The lines from the top of the material below through the line containing "marraskuu, helmikuu, kesakuu];" are to be printed exactly, with pictures omitted.
[Begin Record list]
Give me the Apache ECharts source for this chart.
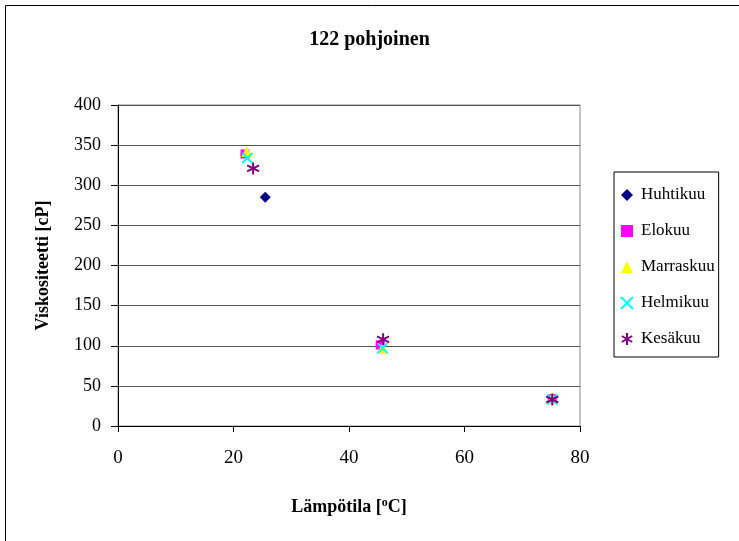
<!DOCTYPE html>
<html>
<head>
<meta charset="utf-8">
<script src="https://cdn.jsdelivr.net/npm/echarts@6/dist/echarts.min.js"></script>
<style>
  html, body { margin: 0; padding: 0; background: #fff; }
  #chart { width: 739px; height: 541px; }
</style>
</head>
<body>
<div id="chart"></div>
<script>
// Viscosity vs. temperature, one series per sampling month
const titleText = '122 pohjoinen';
const seriesNames = ['Huhtikuu', 'Elokuu', 'Marraskuu', 'Helmikuu', 'Kesäkuu'];
const huhtikuu = [[25.5, 285]];
const elokuu = [[22.0, 339], [45.4, 101], [75.2, 34]];
const marraskuu = [[22.3, 342], [45.8, 97], [75.2, 35]];
const helmikuu = [[22.4, 334], [45.8, 97], [75.2, 33]];
const kesakuu = [[23.4, 321], [45.9, 108], [75.2, 33]];

const serif = 'Liberation Serif, Times New Roman, serif';

// Kesäkuu marker: an asterisk drawn as a path
const starPath = 'path://M0,-10L0,10M-8.66,-5L8.66,5M-8.66,5L8.66,-5';
const crossPath = 'path://M-8,-8L8,8M-8,8L8,-8';

const styles = [
  { symbol: 'diamond', size: 11, color: '#000080', stroke: null },
  { symbol: 'rect', size: 9, color: '#ff00ff', stroke: null },
  { symbol: 'triangle', size: 11, color: '#ffff00', stroke: null },
  { symbol: crossPath, size: 10, color: '#00ffff', stroke: '#00ffff' },
  { symbol: starPath, size: 12, color: '#800080', stroke: '#800080' }
];
const datasets = [huhtikuu, elokuu, marraskuu, helmikuu, kesakuu];

const chart = echarts.init(document.getElementById('chart'));
chart.setOption({
  backgroundColor: '#fff',
  animation: false,
  graphic: [{
    type: 'rect', left: 3, top: 3,
    shape: { width: 740, height: 540 },
    style: { fill: 'none', stroke: '#000', lineWidth: 1 }
  }],
  title: {
    text: titleText, left: 'center', top: 25,
    textStyle: { fontFamily: serif, fontSize: 20, fontWeight: 'bold', color: '#000' }
  },
  grid: {
    left: 118, right: 159, top: 105, bottom: 115,
    show: true, borderColor: '#888', borderWidth: 1, backgroundColor: 'transparent'
  },
  legend: {
    orient: 'vertical', left: 614, top: 172,
    width: 106, height: 183,
    padding: [13, 4, 8, 6], itemGap: 16,
    itemWidth: 12, itemHeight: 12,
    borderColor: '#000', borderWidth: 1,
    textStyle: { fontFamily: serif, fontSize: 17, color: '#000', lineHeight: 20, padding: [0, 0, 0, 3] },
    data: seriesNames
  },
  xAxis: {
    type: 'value', min: 0, max: 80, interval: 20,
    axisLine: { show: true, lineStyle: { color: '#000' } },
    axisTick: { show: true, length: 6, inside: false, lineStyle: { color: '#000' } },
    splitLine: { show: false },
    axisLabel: { fontFamily: serif, fontSize: 19, color: '#000', margin: 23 },
    name: '{a|Lämpötila [}{sup|o}{a|C]}',
    nameLocation: 'middle', nameGap: 71,
    nameTextStyle: {
      rich: {
        a: { fontFamily: serif, fontSize: 18, fontWeight: 'bold', color: '#000' },
        sup: { fontFamily: serif, fontSize: 12, fontWeight: 'bold', color: '#000', verticalAlign: 'top', padding: [0, 0, 9, 0] }
      }
    }
  },
  yAxis: {
    type: 'value', min: 0, max: 400, interval: 50,
    axisLine: { show: true, lineStyle: { color: '#000' } },
    axisTick: { show: true, length: 7, lineStyle: { color: '#000' } },
    splitLine: { show: true, lineStyle: { color: '#555', width: 1 } },
    axisLabel: { fontFamily: serif, fontSize: 18, color: '#000', margin: 17 },
    name: 'Viskositeetti [cP]',
    nameLocation: 'middle', nameGap: 66, nameRotate: 90,
    nameTextStyle: { fontFamily: serif, fontSize: 18, fontWeight: 'bold', color: '#000' }
  },
  series: datasets.map((d, i) => ({
    name: seriesNames[i],
    type: 'scatter',
    data: d,
    symbol: styles[i].symbol,
    symbolSize: styles[i].size,
    itemStyle: styles[i].stroke
      ? { color: styles[i].color, borderColor: styles[i].stroke, borderWidth: 2, opacity: 1 }
      : { color: styles[i].color, opacity: 1 },
    z: 2 + i
  }))
});
</script>
</body>
</html>
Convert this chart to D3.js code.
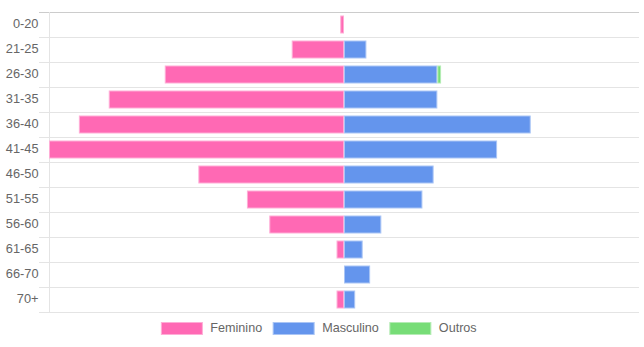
<!DOCTYPE html>
<html>
<head>
<meta charset="utf-8">
<script src="https://cdn.jsdelivr.net/npm/d3@7"></script>
<style>
  body { margin: 0; background: #fff; }
  svg text { font-family: "Liberation Sans", Arial, Helvetica, sans-serif; }
</style>
</head>
<body>
<div id="chart"></div>
<script>
// Age groups (top to bottom)
const ageGroups = ["0-20", "21-25", "26-30", "31-35", "36-40", "41-45", "46-50", "51-55", "56-60", "61-65", "66-70", "70+"];

// Series values (female drawn to the left of zero)
const feminino  = [1, 14, 48, 63, 71, 79, 39, 26, 20, 2, 0, 2];
const masculino = [0, 6, 25, 25, 50, 41, 24, 21, 10, 5, 7, 3];
const outros    = [0, 0, 1, 0, 0, 0, 0, 0, 0, 0, 0, 0];

const seriesNames = ["Feminino", "Masculino", "Outros"];
const seriesColors = ["#FF69B4", "#6495ED", "#77DD77"];

const W = 644, H = 347;
const plot = { left: 49, right: 639, top: 12, bottom: 312 };

const svg = d3.select("#chart").append("svg")
  .attr("width", W)
  .attr("height", H);

const maxVal = d3.max(feminino.map((f, i) => Math.max(f, masculino[i] + outros[i])));

const x = d3.scaleLinear()
  .domain([-maxVal, maxVal])
  .range([plot.left, plot.right]);

// rows for grid lines, bars inset inside each row
const rows = d3.scaleBand()
  .domain(ageGroups)
  .range([plot.top, plot.bottom]);

const bars = d3.scaleBand()
  .domain(ageGroups)
  .range([plot.top, plot.bottom])
  .paddingInner(0.28)
  .paddingOuter(0.14);

// grid lines at row boundaries
const bounds = ageGroups.map(d => rows(d)).concat([plot.bottom]);
svg.append("g")
  .selectAll("line")
  .data(bounds)
  .join("line")
  .attr("x1", plot.left - 10)
  .attr("x2", plot.right)
  .attr("y1", d => Math.round(d) + 0.5)
  .attr("y2", d => Math.round(d) + 0.5)
  .attr("stroke", (d, i) => i === 0 ? "#cccccc" : "#e4e4e4")
  .attr("stroke-width", 1);

svg.append("line")
  .attr("x1", plot.left + 0.5)
  .attr("x2", plot.left + 0.5)
  .attr("y1", plot.top)
  .attr("y2", plot.bottom)
  .attr("stroke", "#e4e4e4");

// y axis labels
const yAxis = svg.append("g")
  .attr("transform", `translate(${plot.left - 10},-1)`)
  .call(d3.axisLeft(rows).tickSize(0).tickPadding(0.5));
yAxis.select(".domain").remove();
yAxis.selectAll("text")
  .attr("fill", "#666")
  .attr("font-size", "12.8px");

const light = c => d3.interpolateRgb(c, "#ffffff")(0.45);

function drawBar(x0, x1, yPos, color) {
  if (Math.abs(x1 - x0) < 0.01) return;
  const left = Math.min(x0, x1), w = Math.abs(x1 - x0);
  svg.append("rect")
    .attr("x", left + 0.5)
    .attr("y", yPos + 0.5)
    .attr("width", Math.max(w - 1, 0.5))
    .attr("height", bars.bandwidth() - 1)
    .attr("fill", color)
    .attr("stroke", light(color))
    .attr("stroke-width", 1);
}

ageGroups.forEach((g, i) => {
  const yy = bars(g);
  drawBar(x(-feminino[i]), x(0), yy, seriesColors[0]);
  drawBar(x(0), x(masculino[i]), yy, seriesColors[1]);
  drawBar(x(masculino[i]), x(masculino[i] + outros[i]), yy, seriesColors[2]);
});

// legend
const legend = svg.append("g");
const boxW = 42, boxH = 12, gap = 7, itemGap = 11;
const items = legend.selectAll("g")
  .data(seriesNames)
  .join("g");
items.append("rect")
  .attr("y", 322.5)
  .attr("width", boxW - 1)
  .attr("height", boxH)
  .attr("fill", (d, i) => seriesColors[i])
  .attr("stroke", (d, i) => light(seriesColors[i]));
items.append("text")
  .attr("x", boxW + gap)
  .attr("y", 327.5)
  .attr("dy", "0.35em")
  .attr("fill", "#666")
  .attr("font-size", "12.6px")
  .text(d => d);

let widths = [];
items.each(function () {
  widths.push(boxW + gap + d3.select(this).select("text").node().getComputedTextLength());
});
const total = d3.sum(widths) + itemGap * (widths.length - 1);
let cx = 319 - total / 2;
items.each(function (d, i) {
  d3.select(this).attr("transform", `translate(${cx},0)`);
  cx += widths[i] + itemGap;
});
</script>
</body>
</html>
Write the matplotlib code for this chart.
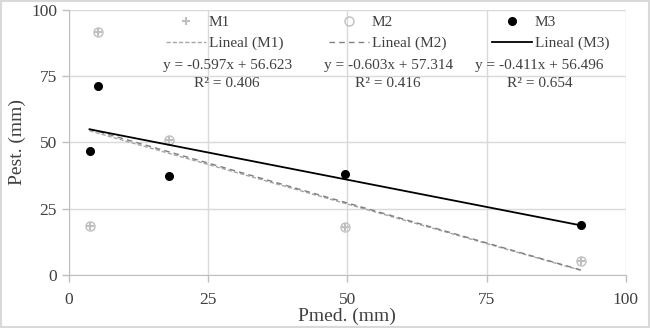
import matplotlib.pyplot as plt
import numpy as np

plt.rcParams['font.family'] = ['Liberation Serif', 'DejaVu Serif']

# Values
pmed = [3.7, 5.3, 17.9, 49.6, 91.9]
m1 = [18.5, 91.6, 50.9, 18.1, 5.4]
m2 = [18.5, 91.6, 50.9, 18.1, 5.4]
m3 = [46.6, 71.5, 37.5, 38.2, 19.0]

series_names = ['M1', 'M2', 'M3']
slopes = [-0.597, -0.603, -0.411]
intercepts = [56.623, 57.314, 56.496]
r2 = [0.406, 0.416, 0.654]

ticks = [0, 25, 50, 75, 100]

fig = plt.figure(figsize=(6.5, 3.28), dpi=100)
ax = fig.add_axes([0.106, 0.1616, 0.857, 0.808])

# frame around the whole figure
fig.patches.append(plt.Rectangle((0.002, 0.003), 0.996, 0.994, transform=fig.transFigure,
                                 fill=False, edgecolor='#D9D9D9', lw=1.5))

grid_c = '#D9D9D9'
txt_c = '#404040'
ax.set_xlim(0, 100)
ax.set_ylim(0, 100)
ax.set_xticks(ticks)
ax.set_yticks(ticks)
ax.grid(True, color=grid_c, lw=1)
for s in ['top', 'right']:
    ax.spines[s].set_visible(False)
for s in ['left', 'bottom']:
    ax.spines[s].set_color('#BFBFBF')
ax.tick_params(colors='#BFBFBF', labelcolor=txt_c, labelsize=12.5, length=5, width=1)
ax.tick_params(axis='x', pad=7)
ax.tick_params(axis='y', pad=3.5)

h1, = ax.plot(pmed, m1, '+', color='#BFBFBF', ms=6, mew=1.5, ls='none', label='M1')
h2, = ax.plot(pmed, m2, 'o', mfc='none', mec='#BFBFBF', ms=6.5, mew=1, ls='none', label='M2')
h3, = ax.plot(pmed, m3, 'o', color='black', ms=5.5, ls='none', label='M3')

xs = np.array([min(pmed), max(pmed)])
styles = [dict(color='#A6A6A6', ls=(0, (3, 1.5)), lw=1),
          dict(color='#808080', ls=(0, (4, 3)), lw=1),
          dict(color='black', ls='-', lw=1.3)]
lines = []
for name, a, b, st in zip(series_names, slopes, intercepts, styles):
    l, = ax.plot(xs, a * xs + b, label=f'Lineal ({name})', **st)
    lines.append(l)

leg = ax.legend([h1, lines[0], h2, lines[1], h3, lines[2]],
                ['M1', 'Lineal (M1)', 'M2', 'Lineal (M2)', 'M3', 'Lineal (M3)'],
                ncol=3, loc='upper center', bbox_to_anchor=(0.572, 1.03), frameon=False,
                fontsize=11, handlelength=2.6, columnspacing=3.0, handletextpad=0.2,
                labelspacing=0.45)
for t in leg.get_texts():
    t.set_color(txt_c)

# trendline equations
eq_x = [0.284, 0.573, 0.845]
for x, a, b, r in zip(eq_x, slopes, intercepts, r2):
    ax.text(x, 0.79, f'y = {a:.3f}x + {b:.3f}', transform=ax.transAxes,
            ha='center', va='center', fontsize=11, color=txt_c)
    ax.text(x, 0.722, f'R² = {r:.3f}', transform=ax.transAxes,
            ha='center', va='center', fontsize=11, color=txt_c)

ax.set_xlabel('Pmed. (mm)', fontsize=14, color=txt_c, labelpad=0)
ax.set_ylabel('Pest. (mm)', fontsize=14, color=txt_c, labelpad=4)

fig.savefig('out.png', dpi=100)
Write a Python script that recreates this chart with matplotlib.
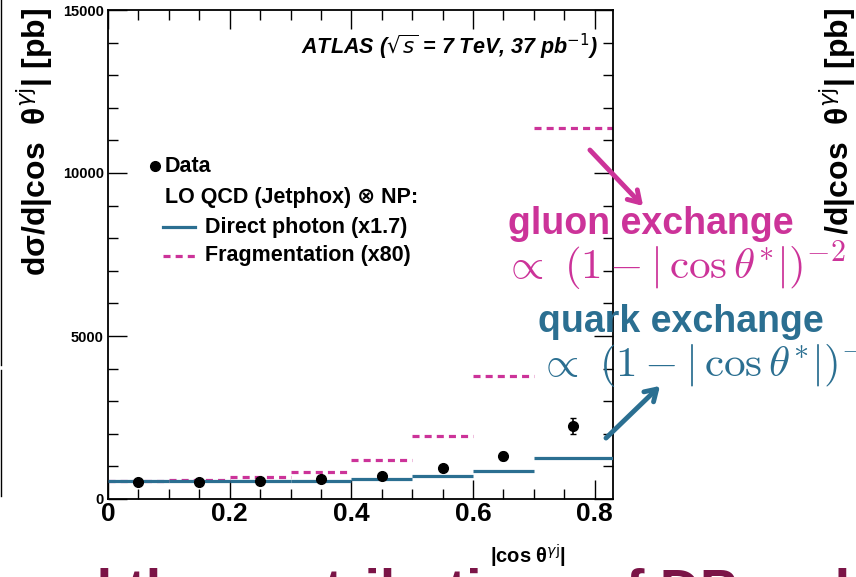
[End Record list]
→ **Exercise solution**
Give me the Apache ECharts source for this chart.
<!DOCTYPE html>
<html>
<head>
<meta charset="utf-8">
<script src="https://cdn.jsdelivr.net/npm/echarts@6/dist/echarts.min.js"></script>
<style>
  html, body { margin: 0; padding: 0; background: #fff; }
  #chart { width: 739px; height: 541px; }
</style>
</head>
<body>
<div id="chart"></div>
<script>
// Viscosity vs. temperature, one series per sampling month
const titleText = '122 pohjoinen';
const seriesNames = ['Huhtikuu', 'Elokuu', 'Marraskuu', 'Helmikuu', 'Kesäkuu'];
const huhtikuu = [[25.5, 285]];
const elokuu = [[22.0, 339], [45.4, 101], [75.2, 34]];
const marraskuu = [[22.3, 342], [45.8, 97], [75.2, 35]];
const helmikuu = [[22.4, 334], [45.8, 97], [75.2, 33]];
const kesakuu = [[23.4, 321], [45.9, 108], [75.2, 33]];

const serif = 'Liberation Serif, Times New Roman, serif';

// Kesäkuu marker: an asterisk drawn as a path
const starPath = 'path://M0,-10L0,10M-8.66,-5L8.66,5M-8.66,5L8.66,-5';
const crossPath = 'path://M-8,-8L8,8M-8,8L8,-8';

const styles = [
  { symbol: 'diamond', size: 11, color: '#000080', stroke: null },
  { symbol: 'rect', size: 9, color: '#ff00ff', stroke: null },
  { symbol: 'triangle', size: 11, color: '#ffff00', stroke: null },
  { symbol: crossPath, size: 10, color: '#00ffff', stroke: '#00ffff' },
  { symbol: starPath, size: 12, color: '#800080', stroke: '#800080' }
];
const datasets = [huhtikuu, elokuu, marraskuu, helmikuu, kesakuu];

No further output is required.